Josiah Royce (1855-1916) Leading American proponent of absolute idealism, the metaphysical view that all aspects of reality are ultimately unified in the thought of a single all-encompassing consciousness, the Absolute Spirit or Mind. For this see Lectures on Modern Idealism (1919). Royce was a close friend of William James and later, under James’ influence, came to modify his philosophy in the direction of pragmatism and semiotics.

Gottfried Wilhelm Leibniz (1646-1716) German polymath who wrote in Latin and French. Educated in law and philosophy, served as factotum to two major German noble houses. Leibniz played a major role in European politics and diplomacy of his day. He occupies a large place both in the history of philosophy and in the history of mathematics. He invented calculus independently of Newton; his notation is the one in general use since. He also invented the binary system, foundation of virtually all modern computer architectures. In philosophy he was a confirmed optimist, judging that our world is the best of all possible worlds.

Mary Midgley (1919- ) English moral philosopher best known for her popular work on religion, science and ethics. She strongly opposes reductionist and scientistic philosophies and is especially concerned with attempts, as she sees it, to make science function as a substitute for the humanities, a role for which she thinks it is wholly inadequate.

Friedrich Nietzsche (1844-1900) German philosopher. His writing included critiques of religion, morality, contemporary culture, philosophy and science. His style of writing was idiosyncratic with much use of aphorism and paradox. Nietzsche’s influence remains substantial within and beyond philosophy, notably in existentialism and post-modernism. Nietzsche began his career as a philologist before turning to philosophy. At the age of 24 he became professor of classical philology at Basel, but resigned in 1879. In 1889 he suffered a mental collapse, living out his remaining years in the care of his mother and sister until his death. In his book Beyond Good and Evil he rejected or superseded traditional morality

Plato (428-348 BC) Founded the Academy at Athens, the first university in the Western world. His massive contribution to ancient and modern philosophy was largely in the dialogue form where Socrates, as a persistent and unrelenting pursuer of truth and virtue, has the principal role. How much of the substance of the dialogues was from Socrates is uncertain. Most must have been Plato’s own thought though the dialectic method of dialogue clearly came from Socrates. The dialogues have shaped all Western philosophy, in ethics and politics, particularly in the case of his major dialogue, The Republic.

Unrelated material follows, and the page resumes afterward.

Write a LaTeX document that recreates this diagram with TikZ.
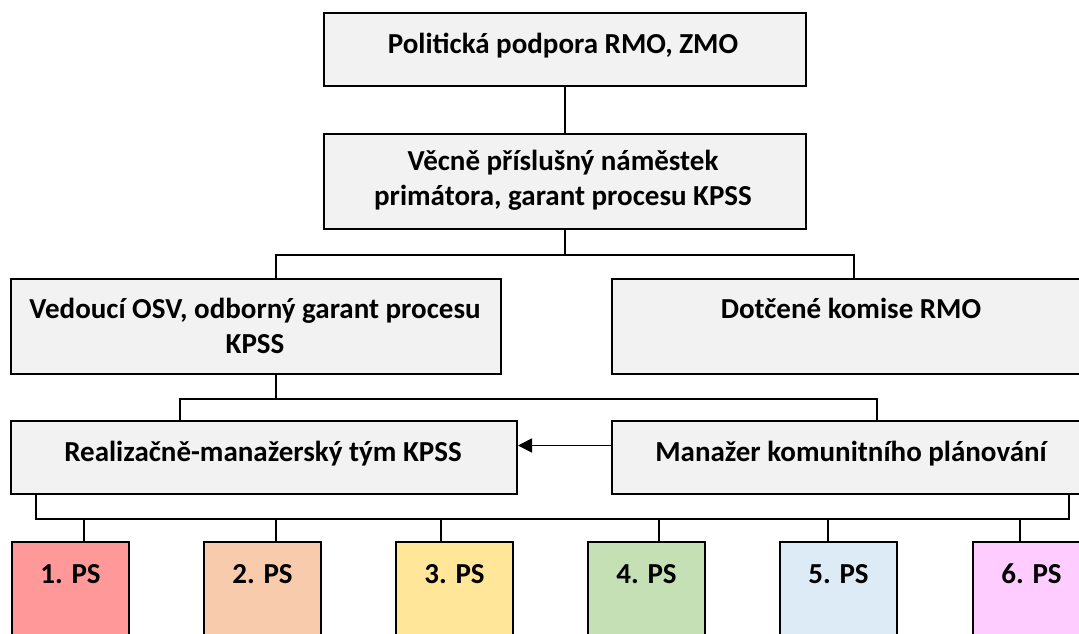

Pythagoras of Samos (580-500 BC) Ionian Greek philosopher and founder of the religious movement Pythagoreanism. Revered as a great mathematician and scientist. Best known for Pythagoras’ theorem. “the father of numbers” he was a major influence on the Pre-Socratics and other philosophers in the late 6th century BC. He and his followers believed that all phenomena are intimately related to mathematics, numbers are the ultimate reality; mathematics makes for understanding and permits prediction and measurement.

Richard Rorty (1931- ) American philosopher. Main concerns: philosophy of language, philosophy of mind. Asserts that the post-philosophy era has arrived, metaphysics is no longer possible (Wittgenstein’s conclusion); philosophy can continue only as a rather vacuous conversation.

Bertrand Russell(1872-1970) English philosopher, logician, mathematician and advocate of social reform. A populariser of philosophy rather than a productive traditional philosopher, his reputation resulted from the extent of his non-philosophical activities and writings. His most original work was on the foundations of mathematics where he was author, with Whitehead, of Principia Mathematica.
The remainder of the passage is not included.